Submitted by Charles Knighton

“Perspective is a funny thing, and I have learned over the years to welcome the adversity in life so I can have a better perspective and in turn strive to be a better human being.”
Nigel Wallace, August 18 Advocate
It is a cornerstone of Buddhism that life is suffering. That’s not to say that life is only suffering: of course it can also be joy, excitement, sharing, learning and other wonderful exhilarating things. But the fact remains that suffering is inevitable. If we are lucky enough, we’ll avoid war, poverty or rejection, but even the most blessed lives can not escape old age or illness.
How we deal with the inevitable suffering of life, then, has been a central concern of all the great philosophers, religions and wisdom traditions. All agree it cannot be avoided, so what matters is how we understand and respond to it.
For many ancient Greek philosophers, particularly the Stoics, the answer was that if you adopted the right attitude, suffering couldn’t harm you. You might face terrible misfortune, pain, even death, but if none of these things cracks your integrity, your virtue, you are, in a deeper sense, unscathed.
Christianity took the bold step of embracing suffering as the road to redemption. In the Sermon on the Mount, those who weep and are persecuted are called the blessed, while Christ’s own crucifixion becomes a model for the pious life. Nietzsche later rejected this as a debilitating embrace of misery and powerlessness. Still, suffering retained a central role in his own ethical outlook, something to be overcome by will.
At their best, what all these approaches get right is the idea that there are very few things, if any, which are unambiguously good or bad in the long run. That’s because a whole life is not a simple aggregate of its parts, but a blend. To take a culinary analogy: vinegar by itself is sour and unpleasant but, combined with the right other ingredients, it can lift a dish to new heights.

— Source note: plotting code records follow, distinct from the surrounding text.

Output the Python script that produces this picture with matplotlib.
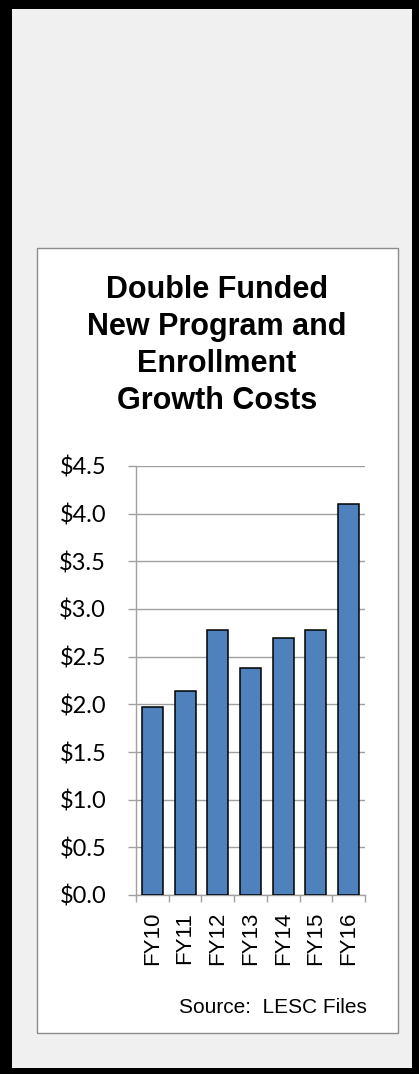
import matplotlib
matplotlib.use('Agg')
import matplotlib.pyplot as plt
from matplotlib.patches import Rectangle
import numpy as np

#-----------------------------------------------------------------------------
# Dados do gráfico

anos = ['FY10', 'FY11', 'FY12', 'FY13', 'FY14', 'FY15', 'FY16']
custos = [1.97, 2.14, 2.78, 2.38, 2.70, 2.78, 4.10]
y_ticks = [0.0, 0.5, 1.0, 1.5, 2.0, 2.5, 3.0, 3.5, 4.0, 4.5]
y_labels = ['$%.1f' % v for v in y_ticks]
titulo = ['Double Funded', 'New Program and', 'Enrollment', 'Growth Costs']
fonte = 'Source:  LESC Files'

#-----------------------------------------------------------------------------
W, H = 419, 1074
fig = plt.figure(figsize=(W / 100, H / 100), dpi=100)
fig.patch.set_facecolor('black')

def fx(px):
    return px / W

def fy(py):
    return 1 - py / H

# fundo cinza e caixa branca
fig.patches.append(Rectangle((fx(12), fy(1068)), fx(412) - fx(12), fy(9) - fy(1068),
                             transform=fig.transFigure, facecolor='#f0f0f0',
                             edgecolor='none', zorder=0))
fig.patches.append(Rectangle((fx(37), fy(1033)), fx(398) - fx(37), fy(248) - fy(1033),
                             transform=fig.transFigure, facecolor='white',
                             edgecolor='#8c8c8c', linewidth=1.0, zorder=1))

ax = fig.add_axes([fx(136), fy(895), fx(365) - fx(136), fy(466) - fy(895)])
ax.set_facecolor('white')
ax.set_zorder(2)

x = np.arange(len(anos))
ax.bar(x, custos, width=0.64, color='#4f81bd', edgecolor='black', linewidth=1.1, zorder=3)

ax.set_xlim(-0.5, len(anos) - 0.5)
ax.set_ylim(0, 4.5)

grid_cor = '#a0a0a0'
ax.set_yticks(y_ticks)
ax.set_yticklabels(y_labels, fontfamily='Lato', fontsize=17)
ax.yaxis.grid(True, color=grid_cor, linewidth=1.0, zorder=1)
ax.tick_params(axis='y', direction='out', length=6, width=1.0, color=grid_cor, pad=15.5)

ax.set_xticks(np.arange(-0.5, len(anos), 1.0))
ax.set_xticklabels([])
ax.set_xticks(x, minor=True)
ax.set_xticklabels(anos, minor=True, rotation=90, fontfamily='Liberation Sans', fontsize=16)
ax.tick_params(axis='x', which='major', direction='out', length=5, width=1.0, color=grid_cor)
ax.tick_params(axis='x', which='minor', length=0, pad=12)

for s in ['top', 'right']:
    ax.spines[s].set_visible(False)
for s in ['left', 'bottom']:
    ax.spines[s].set_color(grid_cor)
    ax.spines[s].set_linewidth(1.0)

# título
for i, linha in enumerate(titulo):
    fig.text(fx(217), fy(298 + 37 * i), linha, ha='center', va='baseline',
             fontfamily='Liberation Sans', fontweight='bold', fontsize=22)

fig.text(fx(367), fy(1013), fonte, ha='right', va='baseline',
         fontfamily='Liberation Sans', fontsize=15)

plt.savefig('out.png', dpi=100, facecolor=fig.get_facecolor())
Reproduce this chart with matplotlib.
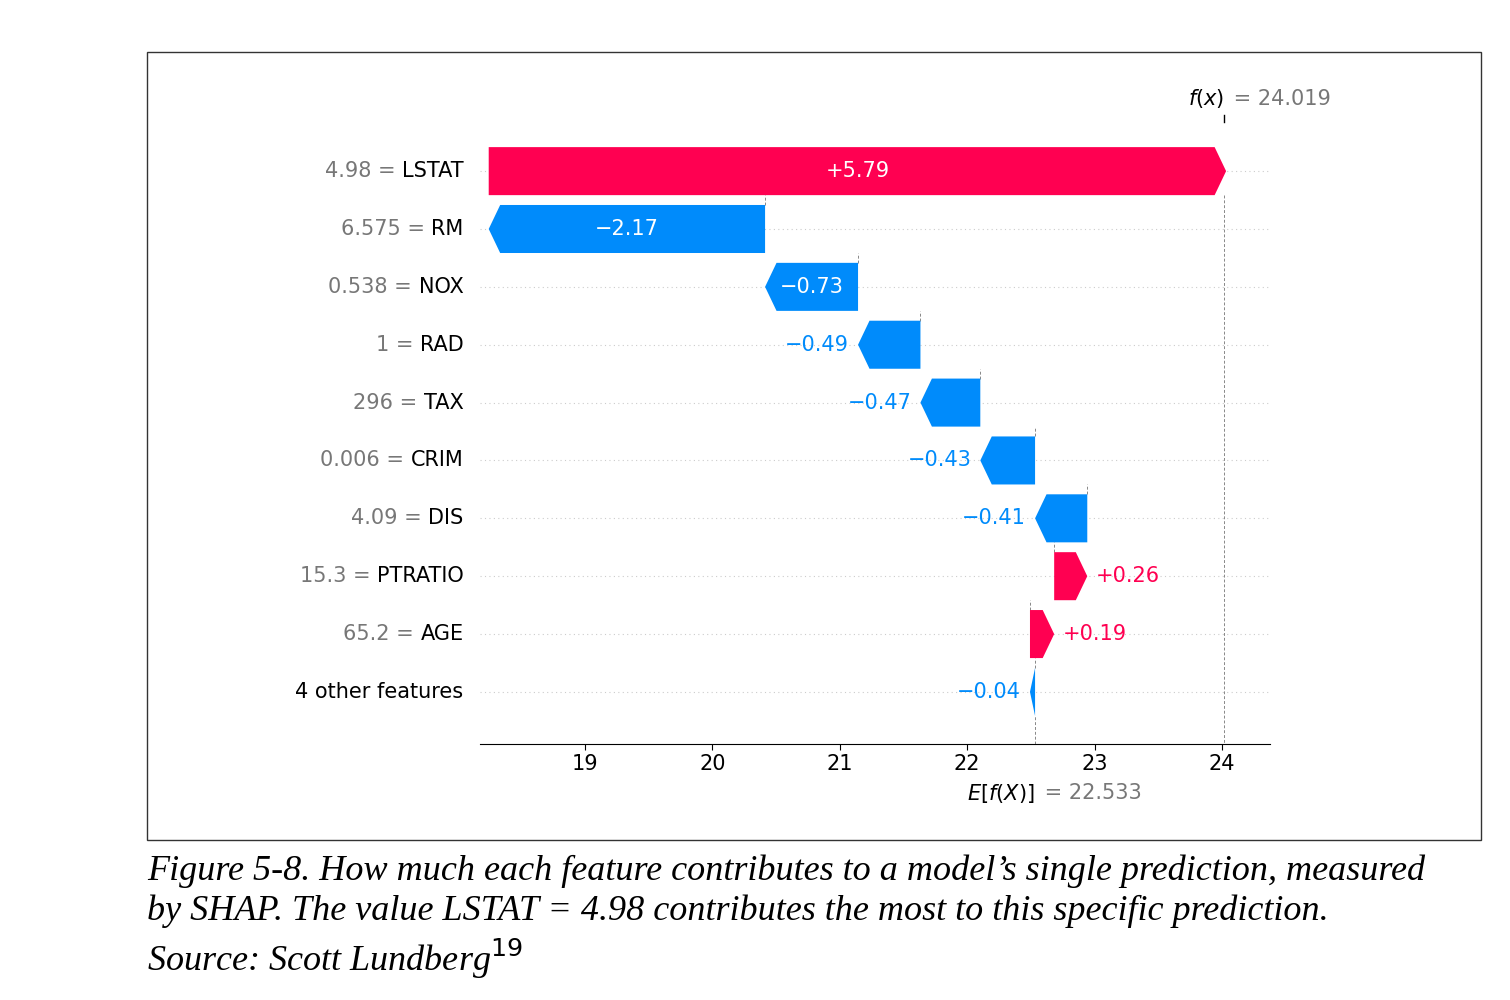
import matplotlib.pyplot as plt
from matplotlib.patches import Polygon, Rectangle

features = ["LSTAT", "RM", "NOX", "RAD", "TAX", "CRIM", "DIS", "PTRATIO", "AGE", "4 other features"]
feature_values = ["4.98", "6.575", "0.538", "1", "296", "0.006", "4.09", "15.3", "65.2", ""]
shap_values = [5.79, -2.17, -0.73, -0.49, -0.47, -0.43, -0.41, 0.26, 0.19, -0.04]
base_value = 22.533
fx_value = 24.019
xticks = [19, 20, 21, 22, 23, 24]

RED = "#ff0051"
BLUE = "#008bfb"

fig = plt.figure(figsize=(15.1, 10), dpi=100)
ax = fig.add_axes([0.318, 0.256, 0.523, 0.629])
fig.patches.append(Rectangle((147 / 1510, 1 - 840 / 1000), (1481 - 147) / 1510, (840 - 52) / 1000,
                             transform=fig.transFigure, fill=False, ec="#333333", lw=1))

n = len(features)
ax.set_xlim(18.176, 24.377)
ax.set_ylim(-0.9, n - 1 + 0.97)

# walk from the bottom (base value) upward
cur = base_value
starts = {}
for i in range(n - 1, -1, -1):
    starts[i] = cur
    cur += shap_values[i]

h = 0.83
head = 0.09
fig.canvas.draw()
for i in range(n):
    y = n - 1 - i
    v = shap_values[i]
    s = starts[i]
    e = s + v
    col = RED if v > 0 else BLUE
    hl = min(head, abs(v))
    d = 1 if v > 0 else -1
    pts = [(s, y - h / 2), (e - d * hl, y - h / 2), (e, y), (e - d * hl, y + h / 2), (s, y + h / 2)]
    ax.add_patch(Polygon(pts, closed=True, fc=col, ec="none", zorder=3))
    ax.axhline(y, color="#cccccc", lw=0.8, ls=(0, (1, 3)), zorder=0)
    lab = ("+" if v > 0 else "\u2212") + f"{abs(v):.2f}"
    if abs(v) > 0.6:
        ax.text((s + e) / 2, y, lab, ha="center", va="center", color="white", fontsize=15, zorder=4)
    else:
        off = 0.07
        ax.text(e + d * off if v > 0 else min(s, e) - off, y, lab,
                ha="left" if v > 0 else "right", va="center", color=col, fontsize=15, zorder=4)
    # connector to next row
    if i > 0:
        ax.plot([s, s], [y + h / 2, y + 1 - h / 2], color="#888888", lw=0.7, ls=(0, (3, 2)), zorder=1)

# base and prediction guides
ax.plot([base_value, base_value], [-0.9, -h / 2], color="#888888", lw=0.7, ls=(0, (3, 2)))
ax.plot([fx_value, fx_value], [n - 1 - h / 2, -0.9], color="#888888", lw=0.7, ls=(0, (3, 2)), zorder=1)
ax.plot([fx_value, fx_value], [n - 1 + 0.97, n - 1 + 0.85], color="black", lw=1, clip_on=False)

# y labels: grey value + black feature name
renderer = fig.canvas.get_renderer()
for i in range(n):
    y = n - 1 - i
    t = ax.annotate(features[i], xy=(0, y), xycoords=("axes fraction", "data"), xytext=(-12, 0),
                    textcoords="offset points", ha="right", va="center", fontsize=15, color="black")
    if feature_values[i]:
        bb = t.get_window_extent(renderer)
        x0 = ax.transAxes.inverted().transform((bb.x0, bb.y0))[0]
        ax.annotate(feature_values[i] + " = ", xy=(x0, y), xycoords=("axes fraction", "data"),
                    ha="right", va="center", fontsize=15, color="#777777")

ax.text(fx_value, n - 1 + 1.25, "$f(x)$", ha="right", va="center", fontsize=15)
ax.text(fx_value + 0.02, n - 1 + 1.25, " = 24.019", ha="left", va="center", fontsize=15, color="#777777")
ax.text(base_value, -1.75, "$E[f(X)]$", ha="right", va="center", fontsize=15)
ax.text(base_value + 0.02, -1.75, " = 22.533", ha="left", va="center", fontsize=15, color="#777777")

for sp in ["left", "right", "top"]:
    ax.spines[sp].set_visible(False)
ax.set_yticks([])
ax.set_xticks(xticks)
ax.tick_params(axis="x", labelsize=15, length=4)

cap = ("Figure 5-8. How much each feature contributes to a model\u2019s single prediction, measured\n"
       "by SHAP. The value LSTAT = 4.98 contributes the most to this specific prediction.\n"
       "Source: Scott Lundberg$^{19}$")
fig.text(147 / 1510, 1 - 855 / 1000, cap, ha="left", va="top", fontsize=26, style="italic",
         family="Liberation Serif", linespacing=1.25)

fig.savefig("out.png", dpi=100)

The analogy cautions against taking itself too far. Many bitter plants can never be made palatable and many others spoil dishes more often than they improve them. But much of the time, it is how they fit together that matters most, not how delicious they are in their pure form.
So it is that the components of life can be good, bad or indifferent in themselves, but they take on a different meaning depending on how they are made to fit the whole. So, for example, although illness is bad in itself, it is at least sometimes possible to respond to it in ways that extract some benefit. In that sense, suffering is never good, but still we can make good use of it and use its bitterness to draw out what is sweet and savory in life.